Here a few salient points I have learned as a Catholic mother after 19+ years of raising kids.
1) Presence is more important than presents. Time and attention will cover a multitude of ills. When little kids want things or act up, it is often an attempt to fill a vacant place inside. Being together, talking things out, reading stories together (you read the higher level ones – they “read” the picture books) and working, playing & praying side by side brings light to the deepest, darkest places of the soul.
2) Discipline is not supposed to mean losing control in a screaming fit. Discipline means good habits endorsed by routine. It is easier to get kids to bed on time if you have a consistent pattern: Wash up, brush teeth, story time, prayer time, into bed. It is easier to get kids to come when called, if you actually do what you say you are going to do and not keep them waiting. Set the example by being self disciplined in your own food, entertainment and other choices.
3) Food matters. Lousy food choices help make cranky kids. Fun food is fun but it should be a reward, not an everyday experience. Kids like what is familiar. Though none of my kids love spinach, they do love other vegetables, fruits, stews, salads, and whole wheat bread (especially if they are a part of the process – working in a garden and helping in the kitchen.) Meal time does not necessarily mean fancy food; simple, healthy food is sane food.
4) Everyone has a part to play. I can’t imagine our home without each of the kids. Not only would I miss their individual personalities, but they each contribute something special to the whole. #1 son happens to be very muscular – he does all the impossible jobs that make me realize that God made men differently. # 2 son is gifted with animals and helps take care of the menagerie. My eldest daughter is an outstanding student who helps everyone in scholastic need. I could go on – but you get the point. Emphasize the positive and make sure everyone contributes to the common good.
5) Your kids will grow up and meet new people, read books you never read, listen to new music, learn new ideas, and become exposed to a culture at odds with itself. Keep involved without demanding that they share everything with you. (For example: Ask what they think about the book they are reading rather than just asking what they are reading.) If they are going down a dangerous road, tell them. But remember, young adults will ultimately make their own decisions and their souls are between them and God. Let them know that you trust their good sense but if you are disappointed in their behavior, be honest. You can love your kids through anything, but respect is earned.

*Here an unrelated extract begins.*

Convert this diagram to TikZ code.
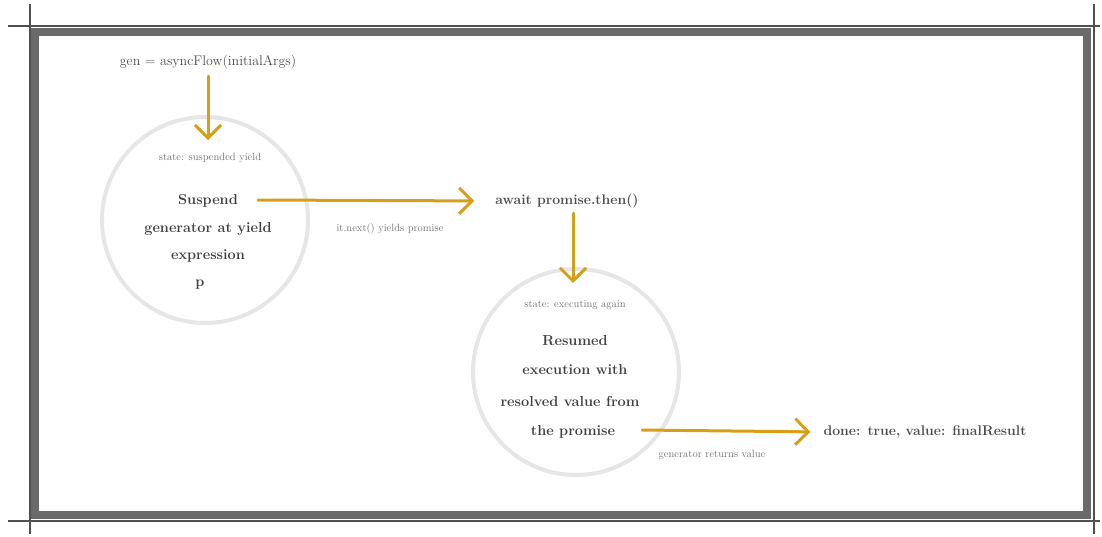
\documentclass[tikz,border=0pt]{standalone}
\usetikzlibrary{arrows.meta}
\definecolor{gold}{RGB}{214,160,22}
\definecolor{framec}{RGB}{80,80,80}
\definecolor{ringc}{RGB}{230,230,230}
\begin{document}
\begin{tikzpicture}[x=1pt,y=-1pt,
  flow/.style={draw=gold, line width=3pt, line cap=round,
    -{Straight Barb[length=13pt,width=26pt,line width=3pt]}},
  ring/.style={draw=ringc, line width=4pt, circle, minimum size=206pt, inner sep=0pt},
  plain/.style={text=black!70, font=\fontsize{14}{16}\selectfont, inner sep=1pt},
  strong/.style={text=black!75, font=\bfseries\fontsize{14.5}{16}\selectfont, inner sep=1pt},
  title/.style={text=black!55, font=\fontsize{10.5}{12}\selectfont, inner sep=1pt},
  edgelab/.style={text=black!55, font=\fontsize{10.5}{12}\selectfont, inner sep=1pt}]
\useasboundingbox (0,0) rectangle (1102,536);
% frame
\draw[framec, line width=8pt, opacity=0.85] (35,32) rectangle (1087,515);
\draw[framec, line width=1.2pt] (8,26) -- (1100,26);
\draw[framec, line width=1.2pt] (8,521) -- (1100,521);
\draw[framec, line width=1.2pt] (30,4) -- (30,534);
\draw[framec, line width=1.2pt] (1094,4) -- (1094,534);
% circles
\node[ring] (c1) at (205,220) {};
\node[ring] (c2) at (576,372) {};
% texts
\node[plain] (st) at (208,62) {gen = asyncFlow(initialArgs)};
\node[title] (t1) at (210,158) {state: suspended yield};
\node[strong] (a1) at (208,201) {Suspend};
\node[strong] (a2) at (208,229) {generator at yield};
\node[strong] (a3) at (208,256) {expression};
\node[strong] (a4) at (200,285) {p};
\node[plain, font=\bfseries\fontsize{14}{16}\selectfont] (m1) at (567,201) {await promise.then()};
\node[edgelab] (l1) at (390,229) {it.next() yields promise};
\node[title] (t2) at (575,305) {state: executing again};
\node[strong] (b1) at (575,341) {Resumed};
\node[strong] (b2) at (575,370) {execution with};
\node[strong] (b3) at (570,401) {resolved value from};
\node[strong] (b4) at (573,432) {the promise};
\node[edgelab] (l2) at (712,455) {generator returns value};
\node[plain, font=\bfseries\fontsize{14}{16}\selectfont] (e1) at (925,432) {done: true, value: finalResult};
% connectors
\coordinate (c1in) at (208,140);
\coordinate (c1out) at (258,200);
\coordinate (c2in) at (573,283);
\coordinate (c2out) at (642,430);
\draw[flow, shorten <=6pt] (st.south -| c1in) -- (c1in);
\draw[flow, shorten >=20pt] (c1out) -- (m1.west);
\draw[flow, shorten <=4pt] (m1.south -| c2in) -- (c2in);
\draw[flow, shorten >=12pt] (c2out) -- (e1.west);
\end{tikzpicture}
\end{document}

6) Finally, pray often and rely on the goodness of God, the holy saints, the guardian angels and those holy souls in purgatory (perhaps grandparents, friends and relatives) who really do care and will pray – if only you ask them. God will not force Himself on us or our children. He likes to be invited into our lives, hearts, and souls.
7) When things look dark and terrible, never give up. The cross is the gateway to Paradise.